_What to work on:_ Extract the lines from the start through the line that holds "whislo=whisker_lo[i], whishi=whisker_hi[i], fliers=[]))", both included, omitting all images.

_Source excerpt:_

[START]

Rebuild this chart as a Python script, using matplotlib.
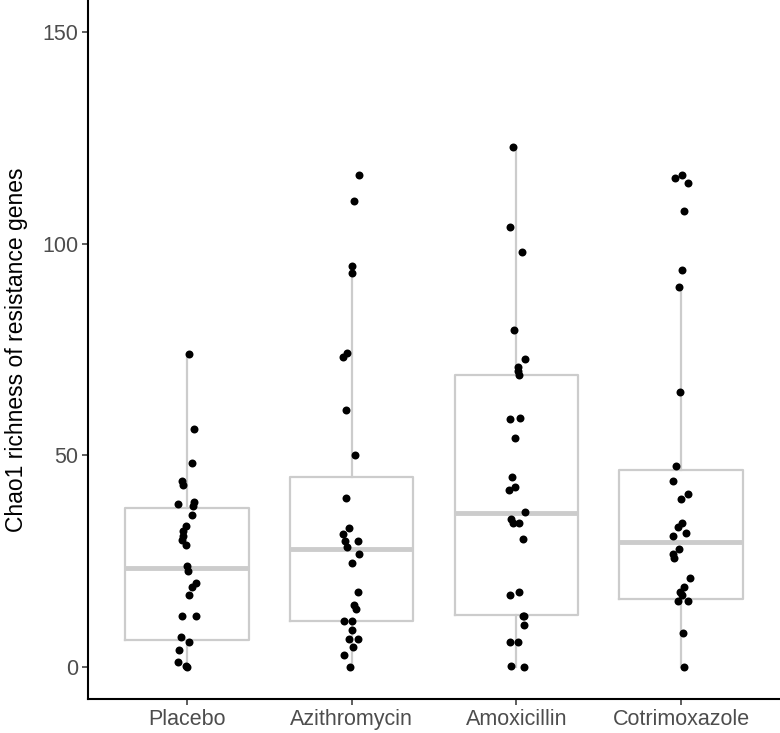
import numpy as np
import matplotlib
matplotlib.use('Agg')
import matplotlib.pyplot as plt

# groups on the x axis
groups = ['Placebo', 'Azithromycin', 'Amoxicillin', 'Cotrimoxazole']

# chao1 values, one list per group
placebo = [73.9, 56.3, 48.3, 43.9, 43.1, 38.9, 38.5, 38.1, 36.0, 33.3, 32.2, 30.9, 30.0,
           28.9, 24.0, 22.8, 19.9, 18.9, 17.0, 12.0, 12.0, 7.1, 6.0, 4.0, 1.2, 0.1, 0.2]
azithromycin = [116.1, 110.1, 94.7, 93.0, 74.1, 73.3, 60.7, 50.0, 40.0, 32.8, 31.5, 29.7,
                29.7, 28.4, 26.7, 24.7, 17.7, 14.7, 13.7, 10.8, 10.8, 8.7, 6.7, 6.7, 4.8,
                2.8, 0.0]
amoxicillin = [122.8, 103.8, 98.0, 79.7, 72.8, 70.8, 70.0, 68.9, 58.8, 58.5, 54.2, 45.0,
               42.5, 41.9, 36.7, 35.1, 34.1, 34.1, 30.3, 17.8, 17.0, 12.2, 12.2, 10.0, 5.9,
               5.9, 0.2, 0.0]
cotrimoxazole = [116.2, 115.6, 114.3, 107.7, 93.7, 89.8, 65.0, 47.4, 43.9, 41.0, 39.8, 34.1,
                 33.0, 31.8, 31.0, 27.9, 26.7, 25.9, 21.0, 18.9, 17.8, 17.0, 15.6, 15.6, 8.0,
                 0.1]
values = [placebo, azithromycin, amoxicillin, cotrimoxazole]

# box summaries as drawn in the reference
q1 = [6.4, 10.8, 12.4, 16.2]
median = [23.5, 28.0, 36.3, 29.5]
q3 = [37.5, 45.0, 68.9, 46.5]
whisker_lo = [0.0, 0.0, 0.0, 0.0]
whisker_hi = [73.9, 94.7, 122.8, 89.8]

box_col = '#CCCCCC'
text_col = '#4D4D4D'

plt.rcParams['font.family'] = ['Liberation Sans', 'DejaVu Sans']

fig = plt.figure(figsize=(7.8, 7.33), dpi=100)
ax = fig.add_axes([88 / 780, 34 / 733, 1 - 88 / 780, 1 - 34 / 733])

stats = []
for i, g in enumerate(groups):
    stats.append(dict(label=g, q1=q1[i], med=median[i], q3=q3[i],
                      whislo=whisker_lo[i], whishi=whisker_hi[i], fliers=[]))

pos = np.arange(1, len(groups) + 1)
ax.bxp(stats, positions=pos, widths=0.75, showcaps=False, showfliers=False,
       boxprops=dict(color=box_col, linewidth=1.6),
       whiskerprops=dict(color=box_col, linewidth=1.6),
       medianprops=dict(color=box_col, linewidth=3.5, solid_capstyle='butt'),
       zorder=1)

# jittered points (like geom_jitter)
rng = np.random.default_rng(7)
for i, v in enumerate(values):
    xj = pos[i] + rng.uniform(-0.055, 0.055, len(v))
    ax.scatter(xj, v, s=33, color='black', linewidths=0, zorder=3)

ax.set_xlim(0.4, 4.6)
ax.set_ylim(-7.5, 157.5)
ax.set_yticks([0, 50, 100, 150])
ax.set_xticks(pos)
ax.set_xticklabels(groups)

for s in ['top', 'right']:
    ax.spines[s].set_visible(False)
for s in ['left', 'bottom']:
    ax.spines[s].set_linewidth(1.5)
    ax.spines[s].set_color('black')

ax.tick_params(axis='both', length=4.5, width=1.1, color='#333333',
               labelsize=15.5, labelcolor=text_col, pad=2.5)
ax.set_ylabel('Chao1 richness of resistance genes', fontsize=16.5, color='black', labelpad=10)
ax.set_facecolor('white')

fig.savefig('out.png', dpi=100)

[END]

_Answer to this exercise:_
Rebuild this chart as a Python script, using matplotlib.
import numpy as np
import matplotlib
matplotlib.use('Agg')
import matplotlib.pyplot as plt

# groups on the x axis
groups = ['Placebo', 'Azithromycin', 'Amoxicillin', 'Cotrimoxazole']

# chao1 values, one list per group
placebo = [73.9, 56.3, 48.3, 43.9, 43.1, 38.9, 38.5, 38.1, 36.0, 33.3, 32.2, 30.9, 30.0,
           28.9, 24.0, 22.8, 19.9, 18.9, 17.0, 12.0, 12.0, 7.1, 6.0, 4.0, 1.2, 0.1, 0.2]
azithromycin = [116.1, 110.1, 94.7, 93.0, 74.1, 73.3, 60.7, 50.0, 40.0, 32.8, 31.5, 29.7,
                29.7, 28.4, 26.7, 24.7, 17.7, 14.7, 13.7, 10.8, 10.8, 8.7, 6.7, 6.7, 4.8,
                2.8, 0.0]
amoxicillin = [122.8, 103.8, 98.0, 79.7, 72.8, 70.8, 70.0, 68.9, 58.8, 58.5, 54.2, 45.0,
               42.5, 41.9, 36.7, 35.1, 34.1, 34.1, 30.3, 17.8, 17.0, 12.2, 12.2, 10.0, 5.9,
               5.9, 0.2, 0.0]
cotrimoxazole = [116.2, 115.6, 114.3, 107.7, 93.7, 89.8, 65.0, 47.4, 43.9, 41.0, 39.8, 34.1,
                 33.0, 31.8, 31.0, 27.9, 26.7, 25.9, 21.0, 18.9, 17.8, 17.0, 15.6, 15.6, 8.0,
                 0.1]
values = [placebo, azithromycin, amoxicillin, cotrimoxazole]

# box summaries as drawn in the reference
q1 = [6.4, 10.8, 12.4, 16.2]
median = [23.5, 28.0, 36.3, 29.5]
q3 = [37.5, 45.0, 68.9, 46.5]
whisker_lo = [0.0, 0.0, 0.0, 0.0]
whisker_hi = [73.9, 94.7, 122.8, 89.8]

box_col = '#CCCCCC'
text_col = '#4D4D4D'

plt.rcParams['font.family'] = ['Liberation Sans', 'DejaVu Sans']

fig = plt.figure(figsize=(7.8, 7.33), dpi=100)
ax = fig.add_axes([88 / 780, 34 / 733, 1 - 88 / 780, 1 - 34 / 733])

stats = []
for i, g in enumerate(groups):
    stats.append(dict(label=g, q1=q1[i], med=median[i], q3=q3[i],
                      whislo=whisker_lo[i], whishi=whisker_hi[i], fliers=[]))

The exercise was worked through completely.